Collected data.
------------------------------------------------------------

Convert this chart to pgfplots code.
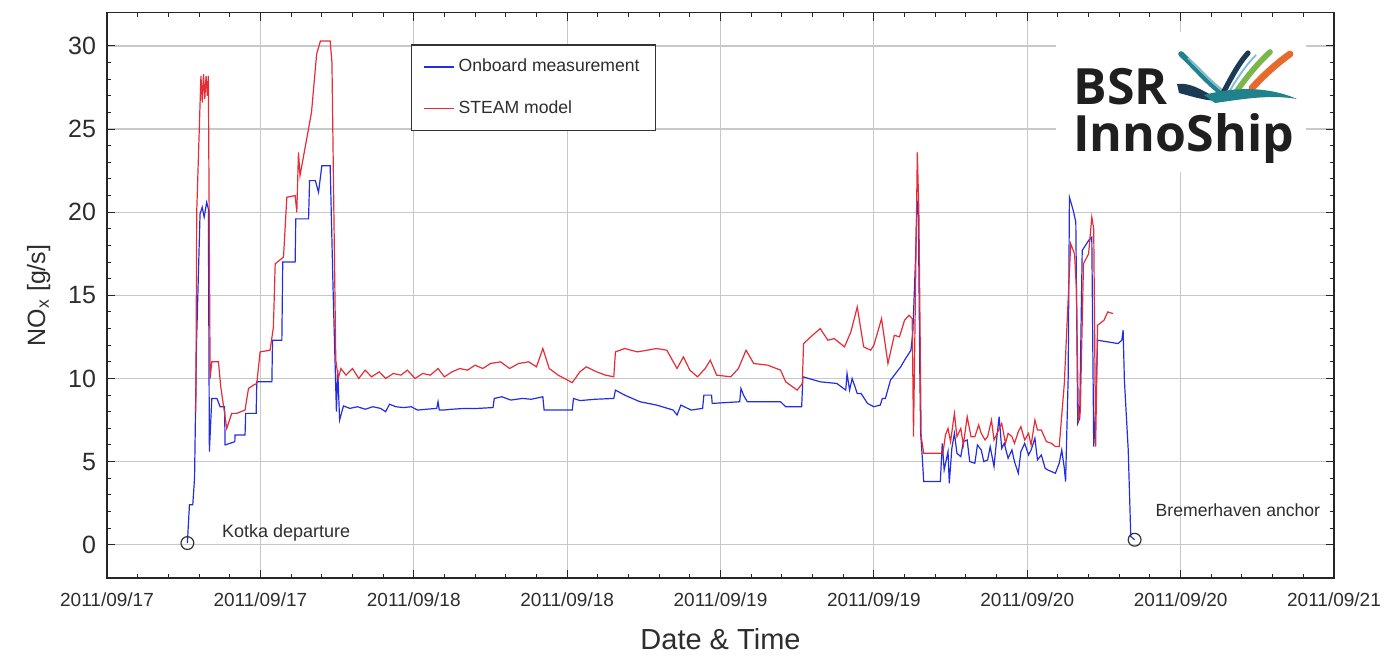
\documentclass[border=0pt]{standalone}
\usepackage{pgfplots}
\pgfplotsset{compat=1.18}
\usepackage{fontspec}
\setmainfont{Liberation Sans}
\newfontfamily\logofont{Open Sans}

\definecolor{meas}{RGB}{35,45,225}
\definecolor{steam}{RGB}{230,45,55}
\definecolor{txt}{RGB}{45,45,45}
\definecolor{gridc}{RGB}{200,200,200}
\definecolor{lnavy}{RGB}{28,58,84}
\definecolor{lteal}{RGB}{32,130,140}
\definecolor{lgreen}{RGB}{122,182,72}
\definecolor{lorange}{RGB}{230,105,45}
\definecolor{lyellow}{RGB}{236,200,70}
\definecolor{llblue}{RGB}{120,190,220}

% Onboard measurement, hours since 2011/09/17 00:00 vs NOx [g/s]
\pgfplotstableread{
h v
6.29 0.1
6.45 2.4
6.71 2.4
6.85 4.0
7.00 12.0
7.28 19.9
7.45 20.3
7.60 19.7
7.80 20.6
7.93 20.2
8.01 5.6
8.20 8.8
8.60 8.8
8.85 8.3
9.20 8.3
9.24 6.0
10.00 6.2
10.02 6.6
10.80 6.6
10.85 7.9
11.67 7.9
11.72 9.8
12.90 9.8
12.95 12.3
13.68 12.3
13.75 17.0
14.72 17.0
14.77 19.6
15.77 19.6
15.85 21.9
16.30 21.9
16.55 21.2
16.81 22.8
17.46 22.8
17.70 15.0
17.95 8.0
18.05 10.5
18.20 7.5
18.50 8.35
19.00 8.2
19.60 8.3
20.20 8.15
20.80 8.3
21.40 8.2
21.80 8.0
22.10 8.45
22.60 8.3
23.20 8.25
23.80 8.3
24.30 8.1
25.00 8.15
25.80 8.2
25.90 8.6
26.00 8.1
26.30 8.1
27.00 8.15
28.00 8.2
29.00 8.2
30.20 8.25
30.30 8.8
30.90 8.9
31.60 8.7
32.50 8.8
33.20 8.75
34.10 8.9
34.20 8.1
36.40 8.1
36.50 8.8
37.00 8.67
38.20 8.75
39.65 8.8
39.78 9.3
40.50 9.0
41.70 8.6
43.00 8.4
44.30 8.1
44.60 7.8
44.90 8.4
45.70 8.1
46.60 8.2
46.70 9.0
47.30 9.0
47.35 8.5
49.50 8.6
49.60 9.4
49.80 9.0
50.10 8.6
52.70 8.6
53.10 8.3
54.35 8.3
54.45 10.1
55.80 9.8
57.10 9.7
57.80 9.3
57.90 10.3
58.10 9.3
58.30 10.0
58.70 9.1
59.00 9.1
59.50 8.5
60.00 8.3
60.50 8.4
60.66 8.8
60.90 8.8
61.30 9.9
62.10 10.7
62.40 11.1
62.90 11.7
63.05 12.8
63.25 17.0
63.38 20.7
63.48 19.9
63.60 10.0
63.66 6.7
63.80 5.1
63.90 3.8
65.20 3.8
65.35 6.1
65.50 4.5
65.80 5.6
65.90 3.7
66.10 5.8
66.30 6.7
66.50 5.5
66.80 5.3
67.00 6.2
67.30 6.3
67.50 5.0
67.90 4.9
68.10 6.0
68.40 5.7
68.60 5.0
68.90 5.1
69.10 5.9
69.40 4.7
69.60 6.3
69.80 7.7
70.00 5.8
70.20 6.1
70.50 5.2
70.80 5.7
71.00 5.0
71.30 4.3
71.50 5.6
71.80 6.1
72.10 5.4
72.30 5.7
72.60 6.4
72.80 5.1
73.10 5.4
73.40 4.6
73.60 4.5
74.20 4.3
74.50 4.9
74.70 5.7
74.90 4.6
75.00 3.8
75.20 10.0
75.30 20.9
75.60 20.1
75.80 19.4
75.95 7.3
76.10 7.6
76.30 17.7
76.80 18.3
77.05 18.5
77.20 5.9
77.35 8.0
77.50 12.3
79.10 12.1
79.40 12.3
79.50 12.9
79.60 9.9
79.90 5.7
80.10 0.5
80.40 0.3
}\measdata

% STEAM model
\pgfplotstableread{
h v
6.95 8.0
7.02 20.0
7.28 26.5
7.35 28.2
7.45 26.6
7.55 28.3
7.65 26.8
7.75 28.2
7.85 27.0
7.93 28.2
8.07 10.0
8.20 11.0
8.72 11.0
8.90 9.5
9.37 7.0
9.76 7.9
10.15 7.9
10.80 8.1
11.07 9.4
11.46 9.6
11.72 9.7
11.98 11.6
12.76 11.7
13.02 13.1
13.16 16.9
13.81 17.3
14.07 20.9
14.72 21.0
14.85 20.0
14.98 23.6
15.10 22.2
16.00 26.0
16.40 29.5
16.70 30.3
17.46 30.3
17.60 29.0
17.75 20.0
17.90 11.1
18.10 10.0
18.30 10.6
18.70 10.2
19.20 10.6
19.70 10.0
20.20 10.5
20.70 10.1
21.30 10.4
21.80 10.0
22.40 10.3
23.00 10.2
23.50 10.5
24.10 10.0
24.70 10.3
25.30 10.2
25.90 10.6
26.40 10.1
27.00 10.4
27.60 10.6
28.20 10.5
28.80 10.8
29.40 10.6
30.00 10.9
30.80 11.0
31.50 10.6
32.20 10.9
33.00 11.0
33.60 10.7
34.10 11.8
34.60 10.6
35.30 10.2
36.40 9.75
37.00 10.4
37.50 10.7
38.30 10.4
39.00 10.2
39.65 10.1
39.78 11.6
40.50 11.8
41.50 11.6
43.00 11.8
43.80 11.7
44.60 10.6
45.10 11.3
45.60 10.5
46.20 10.1
46.80 10.6
47.20 11.1
47.70 10.2
48.80 10.1
49.40 10.6
50.00 11.7
50.60 10.9
51.70 10.8
52.70 10.5
53.10 9.8
54.00 9.3
54.40 9.7
54.50 12.1
55.20 12.6
55.80 13.0
56.40 12.3
56.90 12.4
57.70 11.9
58.20 12.8
58.70 14.3
59.20 11.9
59.75 11.7
60.00 12.0
60.60 13.6
61.10 10.9
61.60 12.6
62.00 12.5
62.40 13.5
62.75 13.8
63.00 13.6
63.10 6.5
63.25 15.0
63.40 23.6
63.52 20.0
63.70 6.5
63.90 5.5
65.40 5.5
65.60 6.6
65.80 7.0
66.00 6.2
66.30 7.9
66.50 6.5
66.80 7.0
67.00 6.0
67.30 7.7
67.60 6.5
67.90 6.5
68.20 7.2
68.40 6.7
68.70 6.3
68.90 6.5
69.20 7.5
69.40 6.3
69.70 6.8
70.00 7.3
70.30 6.1
70.50 6.7
70.80 6.5
71.00 6.1
71.30 6.8
71.50 7.1
71.80 6.3
72.10 6.7
72.30 6.0
72.60 7.5
72.80 6.9
73.10 6.9
73.50 6.2
73.90 6.1
74.20 5.9
74.50 5.9
74.90 9.7
75.40 18.1
75.70 17.5
75.85 15.3
76.00 7.5
76.15 8.0
76.40 16.9
76.80 17.5
77.05 19.7
77.20 19.0
77.35 5.9
77.50 13.2
78.00 13.5
78.30 14.0
78.70 13.9
}\steamdata

\begin{document}
\begin{tikzpicture}
\begin{axis}[
  name=ax,
  scale only axis,
  width=613.5pt, height=282.65pt,
  xmin=0, xmax=96, ymin=-2, ymax=32,
  xtick={0,12,...,96},
  xticklabels={2011/09/17,2011/09/17,2011/09/18,2011/09/18,2011/09/19,2011/09/19,2011/09/20,2011/09/20,2011/09/21},
  ytick={0,5,...,30},
  minor x tick num=4, minor y tick num=4,
  tick align=inside,
  xtick pos=both, ytick pos=both,
  major tick length=4pt, minor tick length=2pt,
  grid=major,
  major grid style={gridc, line width=0.6pt},
  axis line style={black!85, line width=0.7pt},
  tick style={black!85, line width=0.5pt},
  /pgf/number format/assume math mode=true,
  xticklabel style={font=\fontsize{9.5}{11}\selectfont, text=txt, yshift=-4pt},
  yticklabel style={font=\fontsize{12.5}{14}\selectfont, text=txt, xshift=-2pt},
  xlabel={Date \& Time},
  xlabel style={font=\fontsize{14.5}{17}\selectfont, text=txt, yshift=-4pt},
  ylabel={NO\textsubscript{x} [g/s]},
  ylabel style={font=\fontsize{12.5}{14}\selectfont, text=txt, yshift=2pt},
  legend cell align=left,
  legend image code/.code={\draw[#1, line width=0.7pt] (0pt,0pt) -- (15pt,0pt);},
  legend style={at={(axis cs:23.75,30.1)}, anchor=north west,
    draw=black!80, line width=0.7pt, fill=white,
    font=\fontsize{8.8}{10}\selectfont, text=txt,
    inner xsep=6pt, inner ysep=5pt, row sep=9pt},
]
\addplot[meas, line width=0.6pt] table[x=h, y=v] {\measdata};
\addlegendentry{Onboard measurement}
\addplot[steam, line width=0.6pt] table[x=h, y=v] {\steamdata};
\addlegendentry{STEAM model}
% start and end of the voyage
\addplot[only marks, mark=o, mark size=3.2pt, mark options={black!80, line width=0.6pt, fill=white}, forget plot]
  coordinates {(6.29,0.1) (80.4,0.3)};
\node[anchor=west, text=txt, font=\fontsize{9}{10}\selectfont] at (axis cs:8.45,0.7) {Kotka departure};
\node[anchor=west, text=txt, font=\fontsize{8.8}{10}\selectfont] at (axis cs:81.5,2.05) {Bremerhaven anchor};
\end{axis}

% BSR InnoShip logo, laid out on a pixel grid anchored at the axis corner
\begin{scope}[shift={(-53.5pt,289pt)}, x=0.5pt, y=-0.5pt]
  \fill[white] (1056,32) rectangle (1306,172);
  \node[anchor=base west, inner sep=0pt, text=black!88, font=\logofont\bfseries\fontsize{25}{25}\selectfont] at (1073,105) {BSR};
  \node[anchor=base west, inner sep=0pt, text=black!88, font=\logofont\bfseries\fontsize{25}{25}\selectfont] at (1073,152) {InnoShip};
  % strands falling from the upper left
  \draw[lteal, line width=2.8pt, line cap=round] (1181,54) .. controls (1196,68) and (1208,83) .. (1222,93);
  \draw[lyellow, line width=1pt] (1192,62) .. controls (1204,73) and (1213,84) .. (1226,92);
  \draw[llblue, line width=1pt] (1188,58) .. controls (1201,70) and (1211,82) .. (1224,92);
  % strands rising to the upper right
  \draw[lnavy, line width=2.6pt, line cap=round] (1222,95) .. controls (1230,80) and (1238,64) .. (1248,53);
  \draw[llblue, line width=0.9pt] (1228,94) .. controls (1236,80) and (1245,66) .. (1256,55);
  \draw[lgreen, line width=2.8pt, line cap=round] (1236,92) .. controls (1246,78) and (1257,64) .. (1270,52);
  \draw[lorange, line width=3.4pt, line cap=round] (1252,88) .. controls (1264,75) and (1276,64) .. (1290,54);
  % base swoosh
  \fill[lnavy] (1177,84) .. controls (1195,82) and (1206,95) .. (1224,100)
     .. controls (1212,103) and (1194,97) .. (1179,93) -- cycle;
  \fill[lteal] (1204,95) .. controls (1230,88) and (1265,85) .. (1297,99)
     .. controls (1268,94) and (1238,100) .. (1215,103) -- cycle;
\end{scope}

\pgfresetboundingbox
\path ([shift={(-53.5pt,-41.5pt)}]ax.south west) rectangle ([shift={(24.5pt,6.35pt)}]ax.north east);
\end{tikzpicture}
\end{document}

------------------------------------------------------------

Exercise. Determine how many lines of the listing hold the word "code" and reply with that figure alone.

Full response. 2